As of February 2021, there were about 19,000 electric vehicles in Minnesota, equivalent to about 0.25% of cars in the state. As of May 2022, about 3% of all new vehicle sales were electric.

==Government policy==
In 2021, Republicans in the state legislature proposed a bill that would tax electricity used to charge electric vehicles at public charging stations, in order to offset the lack of gasoline taxes collected from them.

As of 2020, there were 37 electric vehicles and 116 plug-in hybrid vehicles in the state fleet.

==Charging stations==
As of June 2021, there were about 1,200 public charging stations in Minnesota.

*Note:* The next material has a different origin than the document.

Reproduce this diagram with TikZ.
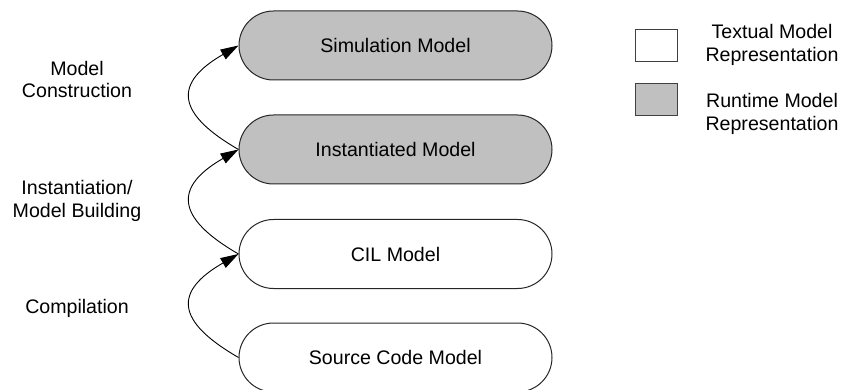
\documentclass[tikz,border=0pt]{standalone}
\usepackage{fontspec}
\setmainfont{Liberation Sans}
\usetikzlibrary{arrows.meta}
\definecolor{rtgray}{HTML}{C0C0C0}
\begin{document}
\begin{tikzpicture}[x=1pt,y=-1pt,
  every node/.style={font=\fontsize{19.6}{22.5}\selectfont, inner sep=0pt},
  modelbox/.style={draw=black!85, line width=1pt, minimum width=313pt, minimum height=69pt, rounded corners=34.5pt},
  textual/.style={modelbox, fill=white},
  runtime/.style={modelbox, fill=rtgray},
  legendbox/.style={draw=black!75, line width=1pt, minimum width=42pt, minimum height=32pt},
  stepcurve/.style={draw=black, line width=0.9pt, -{Triangle[length=18pt,width=11pt]}},
  lbl/.style={align=center}
]
\useasboundingbox (0,0) rectangle (841,390);

\node[runtime] (sim) at (395.5,45.5) {Simulation Model};
\node[runtime] (inst) at (395.5,149.5) {Instantiated Model};
\node[textual] (cil) at (395.5,254) {CIL Model};
\node[textual] (src) at (395.5,357.5) {Source Code Model};

\draw[stepcurve] (src.west) to[out=150,in=210,distance=74pt] (cil.west);
\draw[stepcurve] (cil.west) to[out=150,in=210,distance=74pt] (inst.west);
\draw[stepcurve] (inst.west) to[out=150,in=210,distance=74pt] (sim.west);

\node[lbl] (lc) at (77,79.5) {Model\\Construction};
\node[lbl] (li) at (77,201) {Instantiation/\\Model Building};
\node[lbl] (lcomp) at (77,308.5) {Compilation};

\node[legendbox, fill=white] (lt) at (656,45.5) {};
\node[legendbox, fill=rtgray] (lr) at (656,100) {};
\node[lbl] (ltt) at (772,45) {Textual Model\\Representation};
\node[lbl] (lrt) at (772,114) {Runtime Model\\Representation};
\end{tikzpicture}
\end{document}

As of August 2022, there were 55 public DC charging stations.

The Infrastructure Investment and Jobs Act, signed into law in November 2021, allocates for charging stations in Minnesota.

==Economic impact==
There have been concerns about negative economic impacts from EV-induced loss of demand for biofuels, which comprise a large portion of agriculture in Minnesota.

==By region==

===Minneapolis–Saint Paul===
As of April 2022, 2.7% of all new vehicles registered in the Minneapolis–Saint Paul metropolitan area were electric.

In February 2022, the cities of Minneapolis and Saint Paul launched Evie Carshare, the largest public electric vehicle car-sharing program in the United States.

===Rochester===
The first electric bus in the fleet of Rochester Public Transit was introduced in July 2022.